Atom table limit hit if `riak admin` called regularly
Bob-The-Marauder opened this issue · 3 comments
One of our customers found an issue with KV 3.0.3 where the atom table kept becoming exhausted if riak admin
is called regularly e.g. polling riak admin status
for monitoring purposes. This was traced to a problem with relx in pre-OTP23 builds. We have filed the following PR erlware/relx#868
Here is a brief example where the atom count increases.
[root@localhost riak]# riak start
[root@localhost riak]# riak attach
Attaching to /tmp/erl_pipes/riak@127.0.0.1/erlang.pipe.1 (^D to exit)
(riak@127.0.0.1)1> erlang:system_info(atom_count).
52654
(riak@127.0.0.1)2> [Quit]
[root@localhost riak]# riak admin cluster status
---- Cluster Status ----
Ring ready: true
+--------------------+------+-------+-----+-------+
| node |status| avail |ring |pending|
+--------------------+------+-------+-----+-------+
| (C) riak@127.0.0.1 |valid | up |100.0| -- |
+--------------------+------+-------+-----+-------+
Key: (C) = Claimant; availability marked with '!' is unexpected
[root@localhost riak]# riak attach
Attaching to /tmp/erl_pipes/riak@127.0.0.1/erlang.pipe.1 (^D to exit)

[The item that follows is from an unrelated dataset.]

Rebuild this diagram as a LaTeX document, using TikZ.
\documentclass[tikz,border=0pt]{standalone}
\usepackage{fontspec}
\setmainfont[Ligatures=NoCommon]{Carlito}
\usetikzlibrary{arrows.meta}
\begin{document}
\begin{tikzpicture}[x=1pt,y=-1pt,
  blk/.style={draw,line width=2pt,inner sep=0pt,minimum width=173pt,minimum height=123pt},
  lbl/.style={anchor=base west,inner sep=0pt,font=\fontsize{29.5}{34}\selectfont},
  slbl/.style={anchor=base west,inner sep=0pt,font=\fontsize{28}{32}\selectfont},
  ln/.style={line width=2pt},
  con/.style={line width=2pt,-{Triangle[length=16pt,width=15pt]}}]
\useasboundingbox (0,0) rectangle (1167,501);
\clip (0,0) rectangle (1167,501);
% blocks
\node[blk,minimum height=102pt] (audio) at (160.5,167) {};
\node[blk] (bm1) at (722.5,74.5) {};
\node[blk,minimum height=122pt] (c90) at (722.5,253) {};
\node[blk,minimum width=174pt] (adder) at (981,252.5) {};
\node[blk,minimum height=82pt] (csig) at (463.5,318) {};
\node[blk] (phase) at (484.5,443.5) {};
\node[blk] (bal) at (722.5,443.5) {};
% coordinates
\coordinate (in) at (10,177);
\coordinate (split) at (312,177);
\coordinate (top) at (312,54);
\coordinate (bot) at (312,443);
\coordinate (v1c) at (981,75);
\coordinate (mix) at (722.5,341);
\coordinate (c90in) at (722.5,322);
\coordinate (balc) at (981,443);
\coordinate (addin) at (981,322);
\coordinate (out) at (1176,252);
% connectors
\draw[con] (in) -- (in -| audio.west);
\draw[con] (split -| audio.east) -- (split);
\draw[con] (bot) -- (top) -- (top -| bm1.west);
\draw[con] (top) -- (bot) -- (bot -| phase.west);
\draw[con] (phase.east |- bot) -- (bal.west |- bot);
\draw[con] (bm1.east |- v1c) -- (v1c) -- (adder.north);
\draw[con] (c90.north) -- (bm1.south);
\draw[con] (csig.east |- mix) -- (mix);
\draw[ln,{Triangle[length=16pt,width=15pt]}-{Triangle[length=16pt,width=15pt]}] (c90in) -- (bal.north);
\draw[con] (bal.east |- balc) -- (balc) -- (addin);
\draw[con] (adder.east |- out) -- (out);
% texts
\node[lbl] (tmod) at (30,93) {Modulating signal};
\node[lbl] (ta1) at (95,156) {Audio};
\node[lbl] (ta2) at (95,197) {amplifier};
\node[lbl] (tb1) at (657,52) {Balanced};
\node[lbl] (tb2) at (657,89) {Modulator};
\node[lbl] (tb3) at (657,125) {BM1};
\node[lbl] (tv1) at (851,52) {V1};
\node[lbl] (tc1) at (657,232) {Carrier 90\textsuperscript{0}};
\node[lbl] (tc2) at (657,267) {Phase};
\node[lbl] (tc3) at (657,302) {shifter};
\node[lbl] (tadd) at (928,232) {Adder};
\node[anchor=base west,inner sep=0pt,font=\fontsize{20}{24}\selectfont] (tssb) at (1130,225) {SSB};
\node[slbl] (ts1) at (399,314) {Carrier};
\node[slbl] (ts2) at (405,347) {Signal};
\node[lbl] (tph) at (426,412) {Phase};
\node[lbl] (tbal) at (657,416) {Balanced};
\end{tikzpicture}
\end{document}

(riak@127.0.0.1)2> erlang:system_info(atom_count).
52656
Although such a small increment should not really cause any issues, when riak admin status
is polled regularly 24 hours/day, it slowly adds up until you finally hit the 1 million atom mark and Riak crashes. Current work around is to restart Riak before the atom count gets too high.
Ahh interesting. I'm sure I've heard this same problem talked about before.
Sounds like it might be something along the lines of using list_to_atom/1 when creating a random maint shell name, which I think would occur everytime riak admin is called.
Ignore me, didn't read properly - see that it's already been dug into and the guilty code found and fixed.
We made these changes locally and, although there does seem to be some improvement, it does not fix the issue. We're currently trying to find the source of the issue.